# Aim of the task
Below are the records. Gather each line that holds "this".
-- -- --
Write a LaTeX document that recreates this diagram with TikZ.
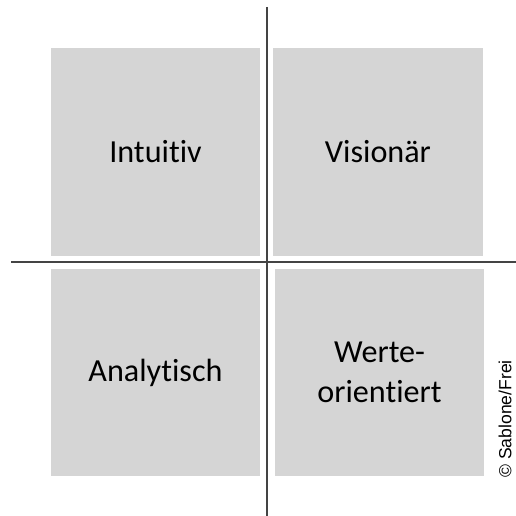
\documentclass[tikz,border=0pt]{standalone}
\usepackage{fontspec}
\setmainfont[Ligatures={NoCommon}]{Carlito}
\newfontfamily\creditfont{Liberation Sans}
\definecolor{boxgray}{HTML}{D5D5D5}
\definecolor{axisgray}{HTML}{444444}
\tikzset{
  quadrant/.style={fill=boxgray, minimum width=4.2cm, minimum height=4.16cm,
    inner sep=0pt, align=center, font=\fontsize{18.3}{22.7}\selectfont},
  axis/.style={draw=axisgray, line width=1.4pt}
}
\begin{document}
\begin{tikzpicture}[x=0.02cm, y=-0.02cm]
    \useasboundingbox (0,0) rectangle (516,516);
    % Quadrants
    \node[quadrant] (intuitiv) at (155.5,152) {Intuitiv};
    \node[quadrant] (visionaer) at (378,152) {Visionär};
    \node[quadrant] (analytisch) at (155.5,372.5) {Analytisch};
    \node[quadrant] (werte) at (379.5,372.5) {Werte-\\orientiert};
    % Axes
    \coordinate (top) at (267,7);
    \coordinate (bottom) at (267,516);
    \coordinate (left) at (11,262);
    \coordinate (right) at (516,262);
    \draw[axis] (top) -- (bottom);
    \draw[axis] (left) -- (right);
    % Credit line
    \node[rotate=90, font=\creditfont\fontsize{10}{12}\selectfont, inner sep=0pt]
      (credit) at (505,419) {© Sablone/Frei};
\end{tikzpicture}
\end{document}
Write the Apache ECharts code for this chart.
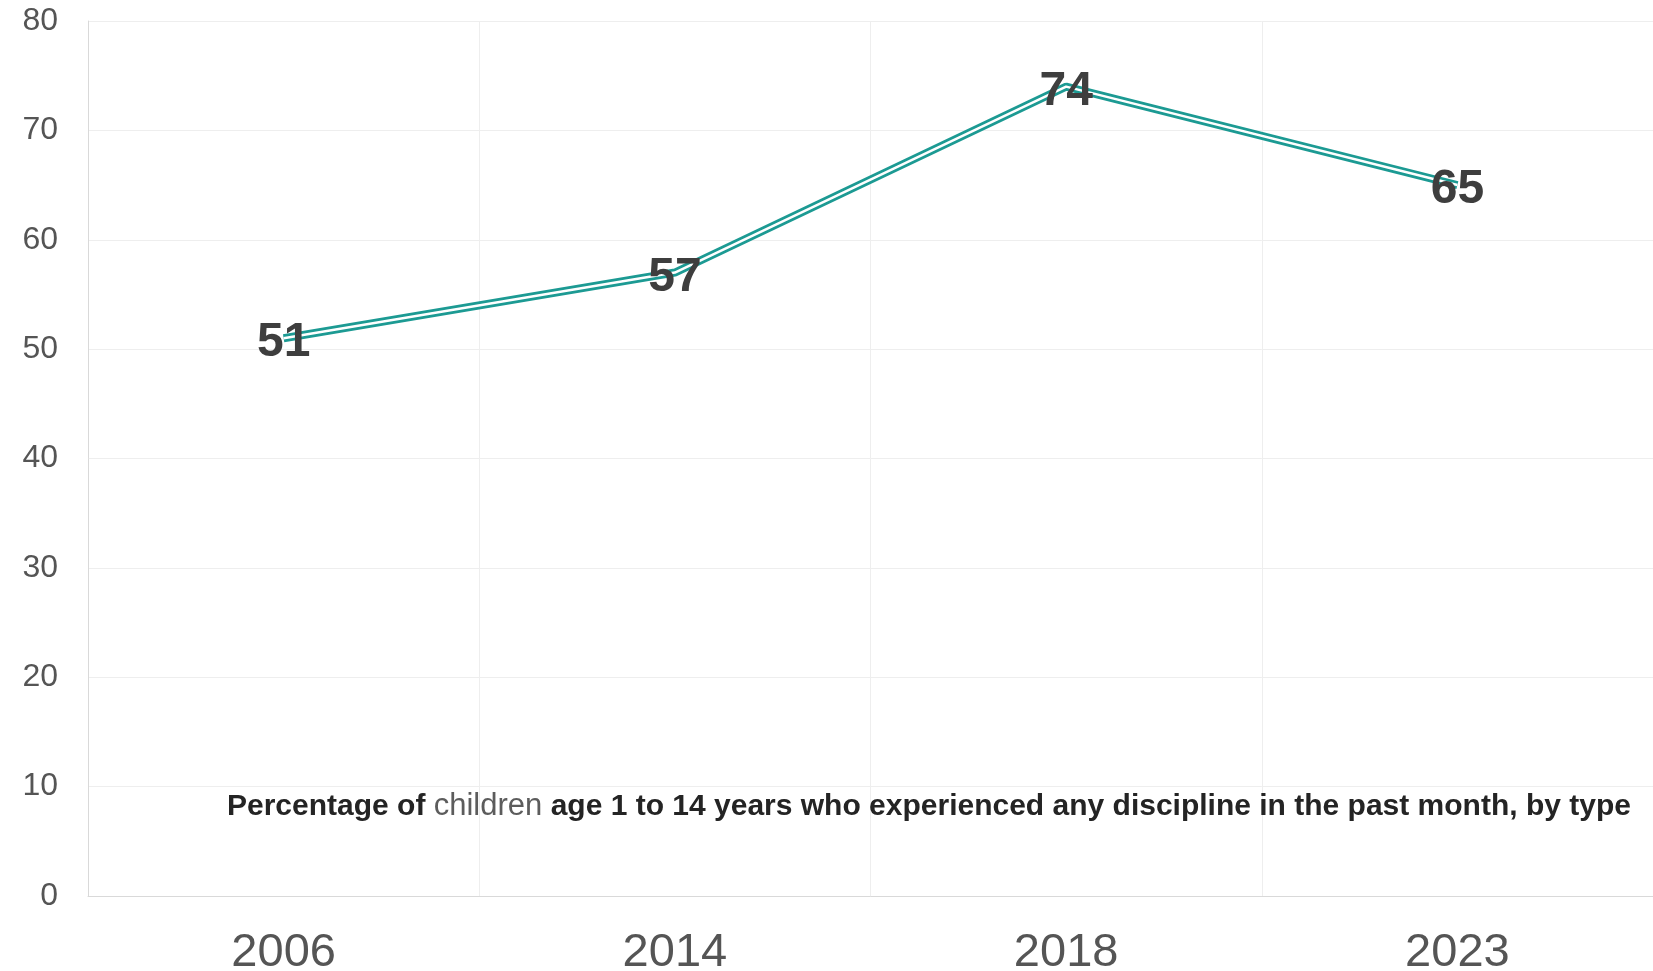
-- -- --
# Final answer
Write a LaTeX document that recreates this diagram with TikZ.
Write the Apache ECharts code for this chart.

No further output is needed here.